Return each line holding the string "React".

>> start

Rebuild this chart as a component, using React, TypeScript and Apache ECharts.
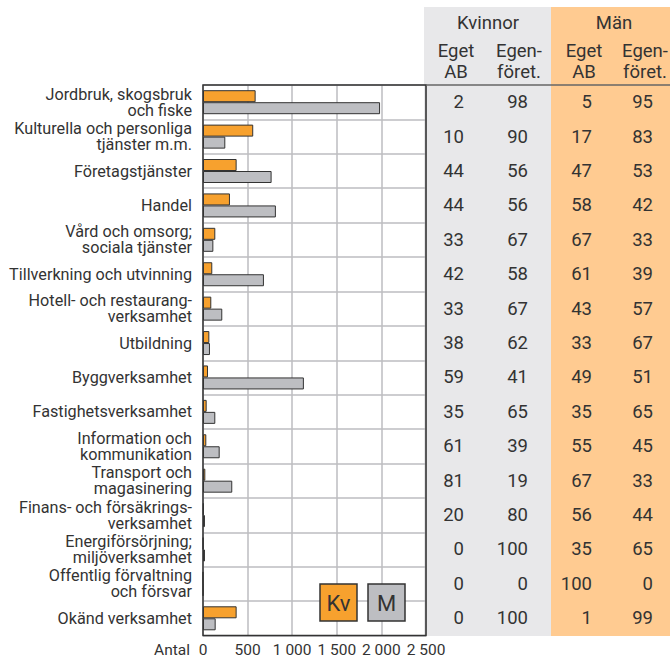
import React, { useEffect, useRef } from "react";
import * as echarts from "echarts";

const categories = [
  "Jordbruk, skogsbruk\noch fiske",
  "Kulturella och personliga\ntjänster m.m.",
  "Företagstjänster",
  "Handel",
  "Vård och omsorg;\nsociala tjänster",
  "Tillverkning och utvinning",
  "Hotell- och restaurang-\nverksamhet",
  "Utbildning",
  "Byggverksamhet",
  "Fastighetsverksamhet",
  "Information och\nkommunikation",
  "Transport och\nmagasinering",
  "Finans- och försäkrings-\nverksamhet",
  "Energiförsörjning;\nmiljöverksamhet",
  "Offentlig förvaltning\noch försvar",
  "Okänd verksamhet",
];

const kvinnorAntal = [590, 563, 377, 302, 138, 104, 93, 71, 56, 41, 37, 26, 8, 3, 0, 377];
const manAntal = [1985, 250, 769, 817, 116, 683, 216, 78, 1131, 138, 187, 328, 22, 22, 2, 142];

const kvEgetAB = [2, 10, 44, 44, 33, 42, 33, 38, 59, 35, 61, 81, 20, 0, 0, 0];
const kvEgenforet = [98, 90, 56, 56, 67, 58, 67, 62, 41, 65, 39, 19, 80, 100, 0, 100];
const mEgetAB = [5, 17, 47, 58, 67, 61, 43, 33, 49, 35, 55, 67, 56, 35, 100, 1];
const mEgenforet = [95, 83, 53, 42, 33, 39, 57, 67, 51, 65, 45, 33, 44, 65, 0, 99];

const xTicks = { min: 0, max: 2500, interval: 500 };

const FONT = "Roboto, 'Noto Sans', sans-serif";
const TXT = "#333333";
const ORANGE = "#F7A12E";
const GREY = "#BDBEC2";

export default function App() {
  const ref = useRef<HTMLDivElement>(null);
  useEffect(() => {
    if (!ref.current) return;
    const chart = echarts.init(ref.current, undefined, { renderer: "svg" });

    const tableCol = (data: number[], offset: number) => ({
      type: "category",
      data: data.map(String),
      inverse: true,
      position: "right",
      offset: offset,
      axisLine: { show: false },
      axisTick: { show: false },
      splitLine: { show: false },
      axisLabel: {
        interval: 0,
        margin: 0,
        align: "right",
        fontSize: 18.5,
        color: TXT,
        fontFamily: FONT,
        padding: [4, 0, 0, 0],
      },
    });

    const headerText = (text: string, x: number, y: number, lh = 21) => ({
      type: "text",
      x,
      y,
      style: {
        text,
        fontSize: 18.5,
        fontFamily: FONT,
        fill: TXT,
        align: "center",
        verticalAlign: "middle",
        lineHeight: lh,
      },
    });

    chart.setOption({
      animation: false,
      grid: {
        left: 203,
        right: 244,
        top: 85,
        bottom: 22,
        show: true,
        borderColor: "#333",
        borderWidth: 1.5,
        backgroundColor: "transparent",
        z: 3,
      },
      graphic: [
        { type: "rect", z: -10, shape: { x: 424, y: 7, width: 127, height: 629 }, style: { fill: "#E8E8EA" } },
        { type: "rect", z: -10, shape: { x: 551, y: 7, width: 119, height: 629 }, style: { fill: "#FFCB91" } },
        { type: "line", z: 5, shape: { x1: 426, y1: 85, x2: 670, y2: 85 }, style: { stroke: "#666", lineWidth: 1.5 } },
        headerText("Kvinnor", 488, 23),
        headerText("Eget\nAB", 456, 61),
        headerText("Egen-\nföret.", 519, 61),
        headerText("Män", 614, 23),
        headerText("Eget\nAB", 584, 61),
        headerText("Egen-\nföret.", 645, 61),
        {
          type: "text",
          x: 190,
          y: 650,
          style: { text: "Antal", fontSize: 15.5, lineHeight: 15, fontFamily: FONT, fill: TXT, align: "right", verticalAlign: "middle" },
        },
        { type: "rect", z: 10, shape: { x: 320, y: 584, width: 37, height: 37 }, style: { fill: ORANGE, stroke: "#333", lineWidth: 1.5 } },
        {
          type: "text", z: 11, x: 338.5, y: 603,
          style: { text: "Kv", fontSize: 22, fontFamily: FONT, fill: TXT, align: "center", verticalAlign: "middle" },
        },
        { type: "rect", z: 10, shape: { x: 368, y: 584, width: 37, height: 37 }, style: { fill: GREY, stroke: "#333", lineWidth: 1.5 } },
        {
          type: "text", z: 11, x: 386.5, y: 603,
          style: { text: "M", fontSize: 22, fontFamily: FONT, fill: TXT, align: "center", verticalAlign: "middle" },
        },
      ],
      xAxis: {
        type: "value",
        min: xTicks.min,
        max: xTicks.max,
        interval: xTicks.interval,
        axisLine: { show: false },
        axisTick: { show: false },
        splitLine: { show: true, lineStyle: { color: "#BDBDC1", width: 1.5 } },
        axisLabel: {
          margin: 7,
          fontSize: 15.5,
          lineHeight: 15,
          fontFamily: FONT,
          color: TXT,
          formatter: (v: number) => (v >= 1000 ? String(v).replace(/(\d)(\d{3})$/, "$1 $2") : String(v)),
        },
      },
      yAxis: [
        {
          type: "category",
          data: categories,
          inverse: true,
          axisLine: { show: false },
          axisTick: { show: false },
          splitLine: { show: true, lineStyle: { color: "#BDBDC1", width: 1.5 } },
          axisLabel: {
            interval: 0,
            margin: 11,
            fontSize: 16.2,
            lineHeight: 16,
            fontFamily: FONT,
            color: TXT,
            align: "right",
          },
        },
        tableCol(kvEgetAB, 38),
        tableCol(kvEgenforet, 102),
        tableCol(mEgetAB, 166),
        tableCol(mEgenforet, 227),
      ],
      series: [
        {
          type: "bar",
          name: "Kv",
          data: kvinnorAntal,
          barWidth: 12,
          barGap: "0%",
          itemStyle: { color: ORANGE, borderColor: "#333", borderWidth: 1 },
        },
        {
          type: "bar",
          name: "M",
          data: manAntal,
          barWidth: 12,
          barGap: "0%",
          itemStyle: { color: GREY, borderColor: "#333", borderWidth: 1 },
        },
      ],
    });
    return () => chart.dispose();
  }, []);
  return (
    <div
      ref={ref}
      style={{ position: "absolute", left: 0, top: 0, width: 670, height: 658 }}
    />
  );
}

>> end

* SOLUTION BELOW:
Rebuild this chart as a component, using React, TypeScript and Apache ECharts.
import React, { useEffect, useRef } from "react";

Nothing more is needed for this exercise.